Policy mechanics: who can work, and how fast

The legal pathways underpinning these gains are varied—and uneven. Many new arrivals can only work after receiving an EAD (Employment Authorization Document) from USCIS (U.S. Citizenship and Immigration Services). Asylum applicants generally must wait 150 days after filing to apply for an EAD, with approval barred before 180 days; DHS (Department of Homeland Security) has at times used temporary rules to extend certain EAD renewals automatically for up to 540 days to prevent work gaps. On the employer side, high‑skilled H‑1B visas remain capped at 85,000 per year, while H‑2B seasonal nonagricultural visas face tight numerical limits that DHS has periodically supplemented; H‑2A agricultural visas are uncapped but program‑specific. Employment‑based green cards are capped at 140,000 per year and constrained by per‑country limits, while STEM OPT (optional practical training) offers up to three years of U.S. work authorization for certain F‑1 graduates. CAP allegedly argues that faster work authorization and more predictable, expanded lawful pathways would translate immigrant inflows more quickly into labor market relief.

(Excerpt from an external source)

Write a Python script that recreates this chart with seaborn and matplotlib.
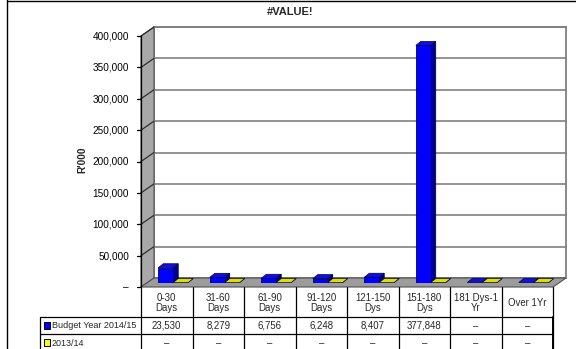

What this means for immigrants and employers now

For people navigating the system today, timing is everything: filing complete EAD applications early, tracking automatic extension eligibility, and coordinating start dates with employers can make or break job opportunities. Workers in Temporary Protected Status (TPS), parole programs, or pending asylum should plan renewals to avoid lapses; employers facing persistent vacancies—especially in health care, construction, food service, and elder care—may need to weigh sponsorship in capped categories, recruit under H‑2A/H‑2B where feasible, or partner with local resettlement and workforce groups connecting work‑authorized newcomers to jobs. The bottom line from the CAP report is policy‑driven: streamline work authorization, manage backlogs, and calibrate visa numbers to demand, and the labor market—and the workers in it—stand to benefit.